Le potentiel immense du social VR

Si on fait abstraction des casques propriétaires (Occulus, Vive, PSVR), « il ne faut pas oublier que les gens utilisent leurs smartphones pour faire de la VR. C’est un objet qui n’a pas été conçu pour cela à l’origine », précise Charles Sutton. Utiliser le smartphone comme écran de réalité virtuelle détourne l’objet de son usage premier.

L’idée de Facebook de répliquer la logique de son réseau social, essentiellement consulté sur smartphone, coulait de source pour l’entreprise, qui a racheté Occulus il y a trois ans. Et même si Charles Sutton tempère en indiquant que la réalité virtuelle sociale est pour l’instant plus un « catch word » – un sujet à la mode qui focalise immédiatement toutes les attentions –, il laisse miroiter un potentiel immense.

Un des environnements de l’appli VR social de Facebook dans laquelle n’importe qui peut se retrouver. | Facebook

Lancé en décembre 2016 dans une première version sur Occulus, Social VR est depuis une semaine accessible par le biais d’un smartphone, ouvrant la fonctionnalité à des centaines de millions d’utilisateurs. Le principe : vous pouvez inviter ou vous inviter dans l’univers virtuel de vos amis, discuter ensemble, consulter des films ensemble… Une idée qui existait déjà dans la plate-forme Second life, la réalité virtuelle en moins.

Aujourd’hui quand vous mettez un casque, vous vous coupez du monde et le fait de partager en temps réel son expérience avec quelqu’un d’autre est une manière de recréer ce lien perdu. « Imaginez le principe de “timeshift” que l’on a aujourd’hui sur Facebook – qui vous permet de voir les photos de vous il y a dix ans. Imaginez la même chose, dans un espace virtuel ou vous pouvez revoir des films tournés en VR de vous avec vos amis par le passé ; vous avez enregistré tous les détails que vous n’imaginez plus aujourd’hui, c’est une manière stupéfiante de regarder en arrière… Depuis toujours, nous regardons le réel dans des rectangles, les livres, le journal, la télévision, votre smartphone.

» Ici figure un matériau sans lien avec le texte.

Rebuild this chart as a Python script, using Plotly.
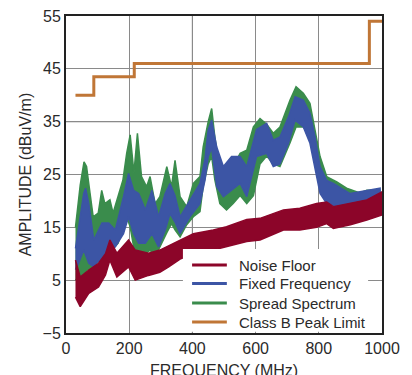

Et d’un seul coup, vous cassez ce cadre », explique Richard Sutton.

Une idée sur laquelle rebondit Jessica Brillhart : « Même quand on filme le présent, c’est fantastique. Se voir en train de vivre, c’est le meilleur film familial qu’on puisse faire. »

La réalité virtuelle reste une technologie qui peut rater son public… et son développement. Mais fondamentalement, tous les indicateurs sont au vert pour que cela fonctionne, et les réactions sont toujours très positives, assurent les réalisateurs. « Cela ne m'est jamais arrivé qu’un de nos testeurs enlève son casque, hausse les épaules et dise “ouais, bof” », assure Mme Brillhart. Mais il faudra encore faire preuve de patience pour arriver à une solution satisfaisante. Tous les créatifs du monde virtuel demandent du temps, encore au moins trois ans.